> _WRITTEN INSTRUCTION_
Copy all of the material exactly. Pictures are not to appear in the copy.

> _EXCERPTED DATA_
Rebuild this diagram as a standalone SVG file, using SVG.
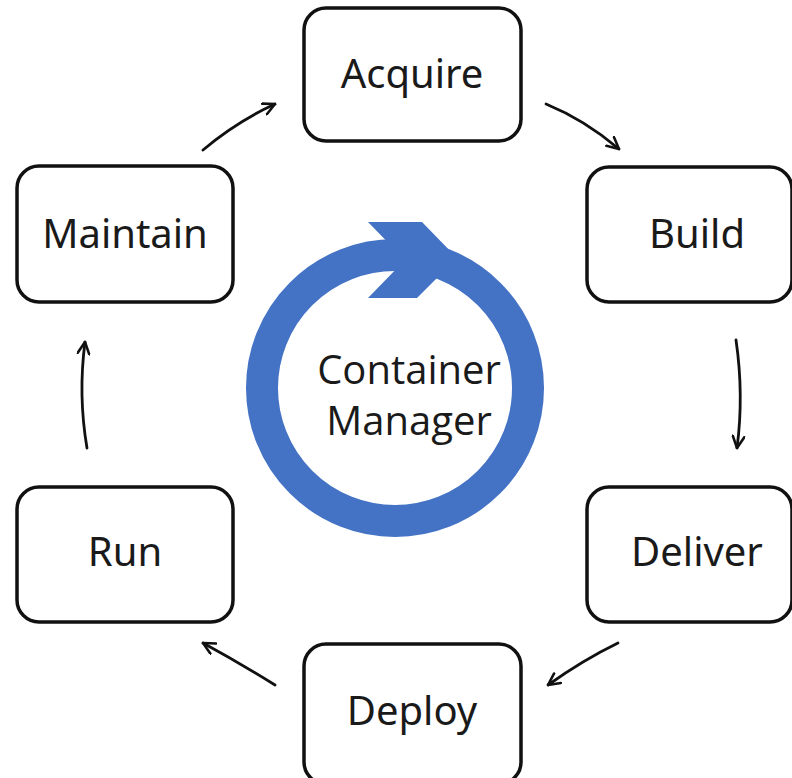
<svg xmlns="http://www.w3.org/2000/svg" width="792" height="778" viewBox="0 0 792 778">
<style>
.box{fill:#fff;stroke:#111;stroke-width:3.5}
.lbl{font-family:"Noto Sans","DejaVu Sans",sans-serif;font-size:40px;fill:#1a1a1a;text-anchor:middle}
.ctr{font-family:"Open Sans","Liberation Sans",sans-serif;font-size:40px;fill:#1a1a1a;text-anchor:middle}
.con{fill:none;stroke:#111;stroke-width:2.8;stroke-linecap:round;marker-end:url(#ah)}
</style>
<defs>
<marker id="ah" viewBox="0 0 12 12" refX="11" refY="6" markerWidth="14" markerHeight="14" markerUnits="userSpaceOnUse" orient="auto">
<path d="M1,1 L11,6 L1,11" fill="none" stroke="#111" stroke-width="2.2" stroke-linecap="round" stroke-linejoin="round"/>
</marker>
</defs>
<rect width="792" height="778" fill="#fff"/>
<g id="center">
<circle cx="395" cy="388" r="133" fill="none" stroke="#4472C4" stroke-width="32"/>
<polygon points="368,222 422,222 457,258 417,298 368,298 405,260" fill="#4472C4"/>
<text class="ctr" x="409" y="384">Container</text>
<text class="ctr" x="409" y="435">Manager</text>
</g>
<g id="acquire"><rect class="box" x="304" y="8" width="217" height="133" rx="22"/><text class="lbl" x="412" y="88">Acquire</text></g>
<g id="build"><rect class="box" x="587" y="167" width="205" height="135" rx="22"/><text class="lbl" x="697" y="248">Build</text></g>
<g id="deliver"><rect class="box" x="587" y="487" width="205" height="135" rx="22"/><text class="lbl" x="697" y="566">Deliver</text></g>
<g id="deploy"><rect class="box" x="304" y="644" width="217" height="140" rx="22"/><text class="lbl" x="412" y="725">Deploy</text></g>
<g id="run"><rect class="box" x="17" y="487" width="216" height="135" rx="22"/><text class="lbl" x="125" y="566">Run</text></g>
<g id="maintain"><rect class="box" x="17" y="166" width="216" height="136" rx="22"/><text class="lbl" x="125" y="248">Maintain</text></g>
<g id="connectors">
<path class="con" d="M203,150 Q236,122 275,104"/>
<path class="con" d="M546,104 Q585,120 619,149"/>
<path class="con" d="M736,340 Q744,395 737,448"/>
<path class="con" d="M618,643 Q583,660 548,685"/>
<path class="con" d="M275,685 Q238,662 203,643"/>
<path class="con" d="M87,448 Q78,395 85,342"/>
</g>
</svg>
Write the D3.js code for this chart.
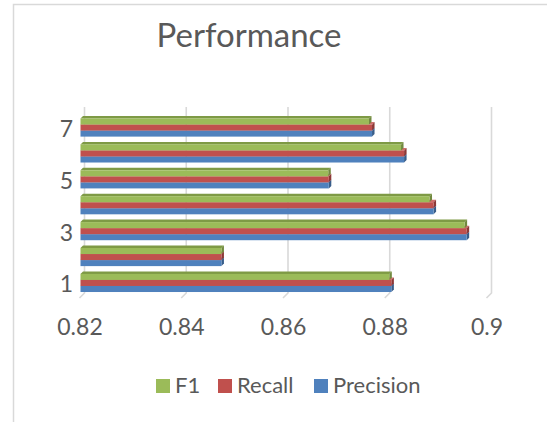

> _RESPONSE_
Rebuild this diagram as a standalone SVG file, using SVG.
<svg xmlns="http://www.w3.org/2000/svg" width="792" height="778" viewBox="0 0 792 778">
<style>
.box{fill:#fff;stroke:#111;stroke-width:3.5}
.lbl{font-family:"Noto Sans","DejaVu Sans",sans-serif;font-size:40px;fill:#1a1a1a;text-anchor:middle}
.ctr{font-family:"Open Sans","Liberation Sans",sans-serif;font-size:40px;fill:#1a1a1a;text-anchor:middle}
.con{fill:none;stroke:#111;stroke-width:2.8;stroke-linecap:round;marker-end:url(#ah)}
</style>
<defs>
<marker id="ah" viewBox="0 0 12 12" refX="11" refY="6" markerWidth="14" markerHeight="14" markerUnits="userSpaceOnUse" orient="auto">
<path d="M1,1 L11,6 L1,11" fill="none" stroke="#111" stroke-width="2.2" stroke-linecap="round" stroke-linejoin="round"/>
</marker>
</defs>
<rect width="792" height="778" fill="#fff"/>
<g id="center">
<circle cx="395" cy="388" r="133" fill="none" stroke="#4472C4" stroke-width="32"/>
<polygon points="368,222 422,222 457,258 417,298 368,298 405,260" fill="#4472C4"/>
<text class="ctr" x="409" y="384">Container</text>
<text class="ctr" x="409" y="435">Manager</text>
</g>
<g id="acquire"><rect class="box" x="304" y="8" width="217" height="133" rx="22"/><text class="lbl" x="412" y="88">Acquire</text></g>
<g id="build"><rect class="box" x="587" y="167" width="205" height="135" rx="22"/><text class="lbl" x="697" y="248">Build</text></g>
<g id="deliver"><rect class="box" x="587" y="487" width="205" height="135" rx="22"/><text class="lbl" x="697" y="566">Deliver</text></g>
<g id="deploy"><rect class="box" x="304" y="644" width="217" height="140" rx="22"/><text class="lbl" x="412" y="725">Deploy</text></g>
<g id="run"><rect class="box" x="17" y="487" width="216" height="135" rx="22"/><text class="lbl" x="125" y="566">Run</text></g>
<g id="maintain"><rect class="box" x="17" y="166" width="216" height="136" rx="22"/><text class="lbl" x="125" y="248">Maintain</text></g>
<g id="connectors">
<path class="con" d="M203,150 Q236,122 275,104"/>
<path class="con" d="M546,104 Q585,120 619,149"/>
<path class="con" d="M736,340 Q744,395 737,448"/>
<path class="con" d="M618,643 Q583,660 548,685"/>
<path class="con" d="M275,685 Q238,662 203,643"/>
<path class="con" d="M87,448 Q78,395 85,342"/>
</g>
</svg>
Write the D3.js code for this chart.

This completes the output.